== SOURCE MATERIAL ==

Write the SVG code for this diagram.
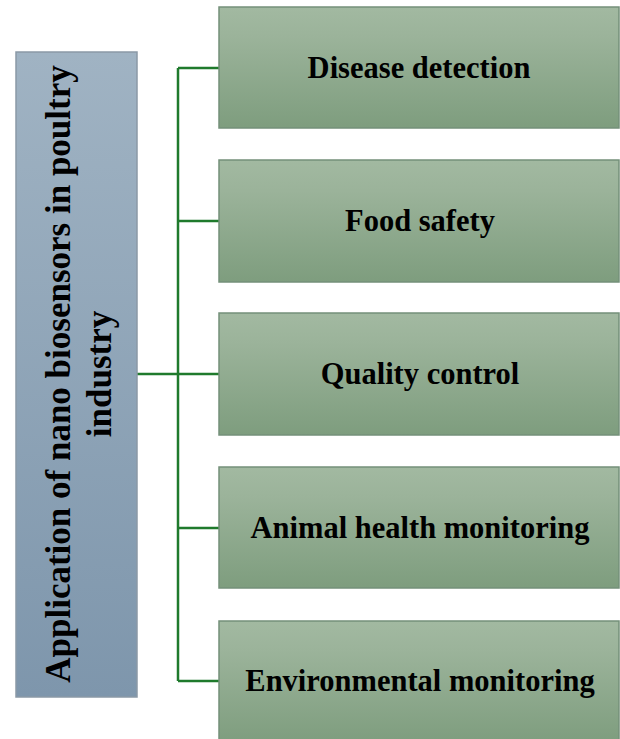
<svg xmlns="http://www.w3.org/2000/svg" width="620" height="739" viewBox="0 0 620 739">
  <defs>
    <linearGradient id="gGreen" x1="0" y1="0" x2="0" y2="1">
      <stop offset="0" stop-color="#a2b9a1"/>
      <stop offset="0.25" stop-color="#9bb39a"/>
      <stop offset="1" stop-color="#7e9d7e"/>
    </linearGradient>
    <linearGradient id="gBlue" x1="0" y1="0" x2="0" y2="1">
      <stop offset="0" stop-color="#a0b3c3"/>
      <stop offset="1" stop-color="#7e96ac"/>
    </linearGradient>
    <style>
      .leaf { fill: url(#gGreen); stroke: #74907a; stroke-width: 1.5; }
      .root { fill: url(#gBlue); stroke: #8b99a6; stroke-width: 1.5; }
      .lbl { font-family: "Liberation Serif", "Times New Roman", serif; font-weight: bold; font-size: 30.5px; fill: #000; text-anchor: middle; }
      .rlbl { font-family: "Liberation Serif", "Times New Roman", serif; font-weight: bold; font-size: 35px; fill: #000; text-anchor: middle; }
      .conn { stroke: #1f7a2c; stroke-width: 2.5; fill: none; }
    </style>
  </defs>
  <rect width="620" height="739" fill="#ffffff"/>

  <g id="connectors">
    <line class="conn" x1="178" y1="68" x2="178" y2="681"/>
    <line class="conn" x1="137" y1="374" x2="219" y2="374"/>
    <line class="conn" x1="178" y1="68" x2="219" y2="68"/>
    <line class="conn" x1="178" y1="221" x2="219" y2="221"/>
    <line class="conn" x1="178" y1="528" x2="219" y2="528"/>
    <line class="conn" x1="178" y1="681" x2="219" y2="681"/>
  </g>

  <g id="root">
    <rect class="root" x="16" y="52" width="121" height="645"/>
    <text class="rlbl" transform="translate(70,374) rotate(-90)" x="0" y="0">Application of nano biosensors in poultry</text>
    <text class="rlbl" transform="translate(111,374) rotate(-90)" x="0" y="0">industry</text>
  </g>

  <g id="disease-detection">
    <rect class="leaf" x="219" y="7" width="400" height="121"/>
    <text class="lbl" x="419" y="78">Disease detection</text>
  </g>
  <g id="food-safety">
    <rect class="leaf" x="219" y="160" width="400" height="122"/>
    <text class="lbl" x="420" y="231">Food safety</text>
  </g>
  <g id="quality-control">
    <rect class="leaf" x="219" y="313" width="400" height="122"/>
    <text class="lbl" x="420" y="384">Quality control</text>
  </g>
  <g id="animal-health-monitoring">
    <rect class="leaf" x="219" y="467" width="400" height="121"/>
    <text class="lbl" x="420" y="538">Animal health monitoring</text>
  </g>
  <g id="environmental-monitoring">
    <rect class="leaf" x="219" y="621" width="400" height="122"/>
    <text class="lbl" x="420" y="691">Environmental monitoring</text>
  </g>
</svg>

===

**OBJECTIVE**. Every line of the data above should be quoted exactly. Omit the pictures.

**TASK RESULT**.
Write the SVG code for this diagram.
<svg xmlns="http://www.w3.org/2000/svg" width="620" height="739" viewBox="0 0 620 739">
  <defs>
    <linearGradient id="gGreen" x1="0" y1="0" x2="0" y2="1">
      <stop offset="0" stop-color="#a2b9a1"/>
      <stop offset="0.25" stop-color="#9bb39a"/>
      <stop offset="1" stop-color="#7e9d7e"/>
    </linearGradient>
    <linearGradient id="gBlue" x1="0" y1="0" x2="0" y2="1">
      <stop offset="0" stop-color="#a0b3c3"/>
      <stop offset="1" stop-color="#7e96ac"/>
    </linearGradient>
    <style>
      .leaf { fill: url(#gGreen); stroke: #74907a; stroke-width: 1.5; }
      .root { fill: url(#gBlue); stroke: #8b99a6; stroke-width: 1.5; }
      .lbl { font-family: "Liberation Serif", "Times New Roman", serif; font-weight: bold; font-size: 30.5px; fill: #000; text-anchor: middle; }
      .rlbl { font-family: "Liberation Serif", "Times New Roman", serif; font-weight: bold; font-size: 35px; fill: #000; text-anchor: middle; }
      .conn { stroke: #1f7a2c; stroke-width: 2.5; fill: none; }
    </style>
  </defs>
  <rect width="620" height="739" fill="#ffffff"/>

  <g id="connectors">
    <line class="conn" x1="178" y1="68" x2="178" y2="681"/>
    <line class="conn" x1="137" y1="374" x2="219" y2="374"/>
    <line class="conn" x1="178" y1="68" x2="219" y2="68"/>
    <line class="conn" x1="178" y1="221" x2="219" y2="221"/>
    <line class="conn" x1="178" y1="528" x2="219" y2="528"/>
    <line class="conn" x1="178" y1="681" x2="219" y2="681"/>
  </g>

  <g id="root">
    <rect class="root" x="16" y="52" width="121" height="645"/>
    <text class="rlbl" transform="translate(70,374) rotate(-90)" x="0" y="0">Application of nano biosensors in poultry</text>
    <text class="rlbl" transform="translate(111,374) rotate(-90)" x="0" y="0">industry</text>
  </g>

  <g id="disease-detection">
    <rect class="leaf" x="219" y="7" width="400" height="121"/>
    <text class="lbl" x="419" y="78">Disease detection</text>
  </g>
  <g id="food-safety">
    <rect class="leaf" x="219" y="160" width="400" height="122"/>
    <text class="lbl" x="420" y="231">Food safety</text>
  </g>
  <g id="quality-control">
    <rect class="leaf" x="219" y="313" width="400" height="122"/>
    <text class="lbl" x="420" y="384">Quality control</text>
  </g>
  <g id="animal-health-monitoring">
    <rect class="leaf" x="219" y="467" width="400" height="121"/>
    <text class="lbl" x="420" y="538">Animal health monitoring</text>
  </g>
  <g id="environmental-monitoring">
    <rect class="leaf" x="219" y="621" width="400" height="122"/>
    <text class="lbl" x="420" y="691">Environmental monitoring</text>
  </g>
</svg>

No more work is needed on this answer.